[Rows from a dataset of charts and code]
______________________________

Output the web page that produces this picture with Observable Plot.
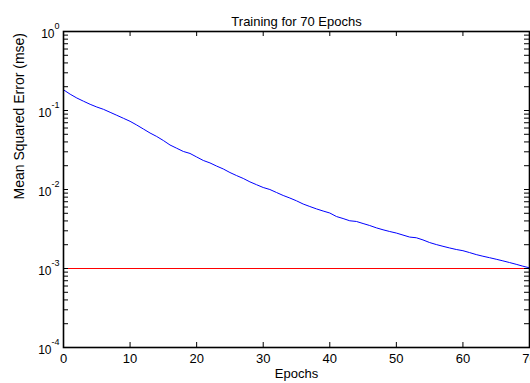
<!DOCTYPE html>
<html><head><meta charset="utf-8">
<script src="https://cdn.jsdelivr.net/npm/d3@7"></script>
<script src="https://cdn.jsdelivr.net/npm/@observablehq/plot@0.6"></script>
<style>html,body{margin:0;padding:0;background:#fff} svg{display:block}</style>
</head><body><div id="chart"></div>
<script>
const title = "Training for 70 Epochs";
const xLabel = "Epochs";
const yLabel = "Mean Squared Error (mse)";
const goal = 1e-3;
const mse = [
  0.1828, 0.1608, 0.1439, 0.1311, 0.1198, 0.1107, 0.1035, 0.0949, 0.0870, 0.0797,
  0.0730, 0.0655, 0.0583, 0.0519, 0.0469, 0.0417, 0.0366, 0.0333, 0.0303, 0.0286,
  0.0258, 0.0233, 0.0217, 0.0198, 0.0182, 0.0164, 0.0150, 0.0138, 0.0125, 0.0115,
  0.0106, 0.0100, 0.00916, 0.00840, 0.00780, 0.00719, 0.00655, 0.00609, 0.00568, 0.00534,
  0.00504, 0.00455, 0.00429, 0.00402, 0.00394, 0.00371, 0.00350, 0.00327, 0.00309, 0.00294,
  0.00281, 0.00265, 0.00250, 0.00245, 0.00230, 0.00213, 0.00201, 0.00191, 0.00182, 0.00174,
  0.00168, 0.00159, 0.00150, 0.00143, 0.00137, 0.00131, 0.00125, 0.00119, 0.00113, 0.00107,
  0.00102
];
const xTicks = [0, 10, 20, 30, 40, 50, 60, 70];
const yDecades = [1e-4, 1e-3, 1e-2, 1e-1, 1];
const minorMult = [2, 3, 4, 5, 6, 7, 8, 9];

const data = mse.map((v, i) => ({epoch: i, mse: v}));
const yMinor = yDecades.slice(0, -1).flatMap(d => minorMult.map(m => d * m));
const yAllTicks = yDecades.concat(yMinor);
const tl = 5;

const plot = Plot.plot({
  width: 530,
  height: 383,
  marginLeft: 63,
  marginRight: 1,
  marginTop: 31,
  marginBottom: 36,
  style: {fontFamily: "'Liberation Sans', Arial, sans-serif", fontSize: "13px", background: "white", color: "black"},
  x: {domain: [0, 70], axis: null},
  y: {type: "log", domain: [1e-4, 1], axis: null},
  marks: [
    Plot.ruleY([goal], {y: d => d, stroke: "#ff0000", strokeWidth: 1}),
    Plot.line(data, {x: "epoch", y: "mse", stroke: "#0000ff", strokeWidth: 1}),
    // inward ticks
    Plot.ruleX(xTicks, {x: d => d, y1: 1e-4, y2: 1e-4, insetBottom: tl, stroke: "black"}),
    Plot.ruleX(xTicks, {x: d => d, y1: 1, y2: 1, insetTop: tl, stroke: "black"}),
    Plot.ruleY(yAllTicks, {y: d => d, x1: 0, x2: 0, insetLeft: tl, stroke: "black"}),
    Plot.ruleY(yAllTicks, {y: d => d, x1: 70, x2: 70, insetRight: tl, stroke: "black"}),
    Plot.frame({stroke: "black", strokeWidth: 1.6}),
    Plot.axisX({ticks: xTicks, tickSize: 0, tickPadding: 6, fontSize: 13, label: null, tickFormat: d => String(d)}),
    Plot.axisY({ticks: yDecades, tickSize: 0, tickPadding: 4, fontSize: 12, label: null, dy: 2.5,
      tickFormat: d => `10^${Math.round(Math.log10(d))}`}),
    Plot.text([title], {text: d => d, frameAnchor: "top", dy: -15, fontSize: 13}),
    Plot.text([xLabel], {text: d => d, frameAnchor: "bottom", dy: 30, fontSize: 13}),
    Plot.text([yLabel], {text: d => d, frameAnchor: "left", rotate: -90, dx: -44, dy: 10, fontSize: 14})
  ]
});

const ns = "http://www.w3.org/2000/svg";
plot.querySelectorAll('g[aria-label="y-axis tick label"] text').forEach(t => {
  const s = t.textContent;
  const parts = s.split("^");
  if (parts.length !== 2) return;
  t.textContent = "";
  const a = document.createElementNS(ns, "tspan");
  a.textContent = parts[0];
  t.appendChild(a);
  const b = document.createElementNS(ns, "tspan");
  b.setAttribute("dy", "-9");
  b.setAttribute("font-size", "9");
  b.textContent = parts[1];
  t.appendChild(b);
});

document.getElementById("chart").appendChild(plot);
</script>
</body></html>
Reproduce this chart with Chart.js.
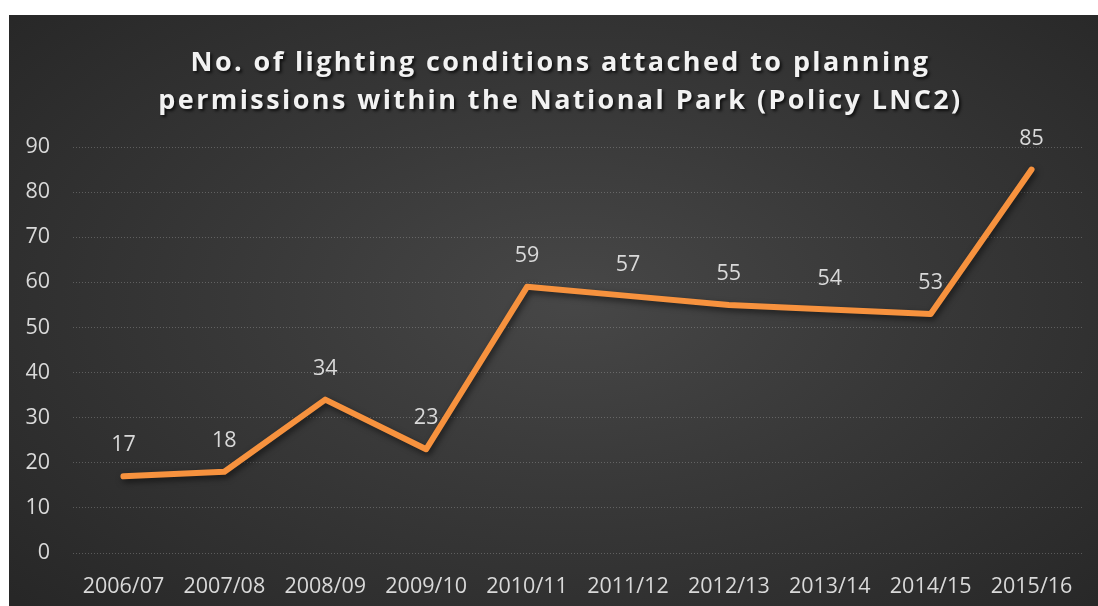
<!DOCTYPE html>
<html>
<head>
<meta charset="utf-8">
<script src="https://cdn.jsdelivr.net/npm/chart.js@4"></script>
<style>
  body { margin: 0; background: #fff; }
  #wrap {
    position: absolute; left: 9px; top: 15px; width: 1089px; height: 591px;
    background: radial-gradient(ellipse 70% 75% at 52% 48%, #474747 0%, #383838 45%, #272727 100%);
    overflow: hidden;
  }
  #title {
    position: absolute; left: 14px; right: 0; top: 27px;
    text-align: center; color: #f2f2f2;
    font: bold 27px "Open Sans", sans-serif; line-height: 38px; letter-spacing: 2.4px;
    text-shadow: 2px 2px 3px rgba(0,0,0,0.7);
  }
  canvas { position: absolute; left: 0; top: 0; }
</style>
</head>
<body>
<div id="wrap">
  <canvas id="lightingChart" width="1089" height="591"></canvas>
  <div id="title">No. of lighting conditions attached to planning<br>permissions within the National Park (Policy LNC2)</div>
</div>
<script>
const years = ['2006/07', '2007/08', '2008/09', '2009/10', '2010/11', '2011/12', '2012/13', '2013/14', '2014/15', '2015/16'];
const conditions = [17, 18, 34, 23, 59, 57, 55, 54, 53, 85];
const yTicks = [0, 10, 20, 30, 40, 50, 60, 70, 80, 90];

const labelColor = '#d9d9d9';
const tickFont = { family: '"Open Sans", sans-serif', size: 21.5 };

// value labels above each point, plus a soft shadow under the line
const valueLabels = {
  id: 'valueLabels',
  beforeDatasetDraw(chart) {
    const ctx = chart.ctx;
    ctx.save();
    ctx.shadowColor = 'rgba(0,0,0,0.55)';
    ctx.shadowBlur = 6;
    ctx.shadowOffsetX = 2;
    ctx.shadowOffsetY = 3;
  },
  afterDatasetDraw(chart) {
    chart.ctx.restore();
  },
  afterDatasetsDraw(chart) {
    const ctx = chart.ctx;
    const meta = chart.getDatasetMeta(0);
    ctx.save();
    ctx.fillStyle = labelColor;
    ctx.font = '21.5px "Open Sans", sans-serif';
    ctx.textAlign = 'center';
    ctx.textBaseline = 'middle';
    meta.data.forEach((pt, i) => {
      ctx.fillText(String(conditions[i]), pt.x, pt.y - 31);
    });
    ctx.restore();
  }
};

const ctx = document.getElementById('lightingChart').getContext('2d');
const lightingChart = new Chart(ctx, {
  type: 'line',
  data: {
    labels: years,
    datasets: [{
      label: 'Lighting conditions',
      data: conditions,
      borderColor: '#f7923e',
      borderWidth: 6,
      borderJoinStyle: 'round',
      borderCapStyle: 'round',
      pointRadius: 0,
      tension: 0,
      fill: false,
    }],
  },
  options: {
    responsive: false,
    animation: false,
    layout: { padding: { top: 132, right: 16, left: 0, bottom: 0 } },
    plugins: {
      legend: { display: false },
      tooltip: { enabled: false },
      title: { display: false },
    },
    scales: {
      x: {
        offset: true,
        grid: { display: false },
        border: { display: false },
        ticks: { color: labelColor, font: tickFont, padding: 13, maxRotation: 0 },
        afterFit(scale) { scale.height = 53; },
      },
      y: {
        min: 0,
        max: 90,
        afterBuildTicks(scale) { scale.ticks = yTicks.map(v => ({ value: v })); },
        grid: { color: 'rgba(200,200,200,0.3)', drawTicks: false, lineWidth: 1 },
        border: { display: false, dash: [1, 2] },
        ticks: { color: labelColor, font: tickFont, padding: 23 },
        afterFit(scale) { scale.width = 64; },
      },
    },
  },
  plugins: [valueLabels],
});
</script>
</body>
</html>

______________________________

__Exercise requirements__. Tally up the lines holding the word "this" in the data above, and answer with that figure only.

__Answer to the problem__. 2